See the discussion and links above (in the discussion with Carl).
I commented before I saw his comment. Thanks! :)
Could you expand on your second point a bit? What would your scenario look like without any fishing? How would that lead to less net suffering?
From what I can tell, you're saying that the rebounding that would occur would be due to decreased competition rather than an increased birth rate, right? If that's the case, then that means that the previous population equilibrium would have been caused by competitive pressures, which seems like it'd involve quite a bit of suffering (i.e. starving).
Regarding # of neurons, how steeply do your attributions of sentience/importance scale with # of neurons? E.g. the difference in # of neurons between humans and chickens is on the order of 400x. The difference between chickens and lobsters (using the lobster figure from that page, and Herculano-Houzel's results for chickens and humans) is ~2000x.
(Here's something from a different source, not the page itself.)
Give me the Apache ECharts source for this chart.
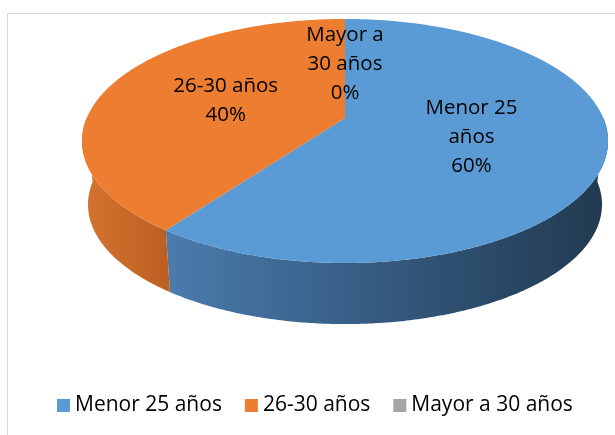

How do each of those gaps affect your prioritization?
Carl, I take neurons to be an approximate measure of a creature's place on the "sentience" scale. Somewhere along the line, a creature with a nervous system can't suffer at all (going down), but also I think sentience fades.
I'm referring primarily to an increase in fecundity due to relative abundance of resources. Decreased competition also can't be ignored, however, since it can have a profound effect on hatch rate, leading to more sentient adults than would have come into existence without fishing.